Since kachoris are very popular in North India, Chef Dheeraj Mathur, Radisson Blu Paschim Vihar talks about different and specific flavours in these flaky, tangy delights. “It varies from state to state, like in Uttar Pradesh it is served in the morning breakfast and  prepared with refined flour dumplings filled with stuffing of different varieties of lentils like moong, urad and chana. In Rajasthan, Pyaaz kachori and Mawa kachori are very popular. Pyaaz kachori is a snack item, while the Mawa kachori is served as a dessert in the desert state. 

In Delhi, Khata kachori and Raj kachori are the most loved ones”. 

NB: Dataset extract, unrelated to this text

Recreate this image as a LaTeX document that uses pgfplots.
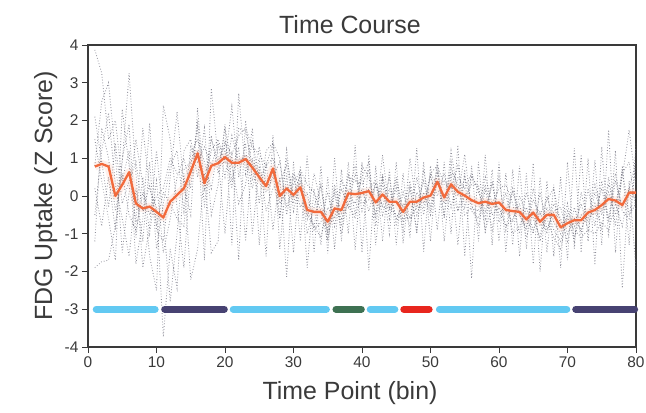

But, according to Mathur, there are possibilities of experimentation by going for different stuffing. “Besides lentil, you can fill sprouts, kishmish, nuts like chironji, cashewnut and almonds and vegetables like peas , onion and potato. Also, if you are fond of khoya, it can be an option too,” says Mathur. 

Chef Deepak from Shraman, The Ashok, mentions about the Raj kachori and Dal bhaat kachori he serves in the restaurant. 

“Raj Kachori is a spicy chaat bowl filled with delicious condiments. It has refreshing flavours and makes for a unique food experience. Dal Bhaat ki kachori makes for a beautiful presentation and is thoroughly enjoyed by just about everyone. It is a mouth watering chaat, filled with various flavours. Crispy from outside and soft from inside, it is filled with sprouts, curd and covered with aloo bhujia and sweet saunth chutney.”

Interestingly, there are easy ways to cook kachoris at home with some additional elements having less calorific value. “We can do many experiments with the kachori like it can be stuffed with different ingredients. It can be baked in a microwave oven and deep fried in very light oil like canola oil, if someone loves to eat healthy food. Even the dough for the kachori can be made with maida, atta, kuttu flour and suji. It makes kachoris crispy.” 

Adding flavour to kachoris is the garnish sprinkled over the stuffing. “The perfect way to garnish a kachori is with tamarind and mint chutney and top it with ginger julienne, chopped green chillies and coriander leaf. Fresh pomegranate seeds and sprouts can also be used with almond flakes,” says Mathur.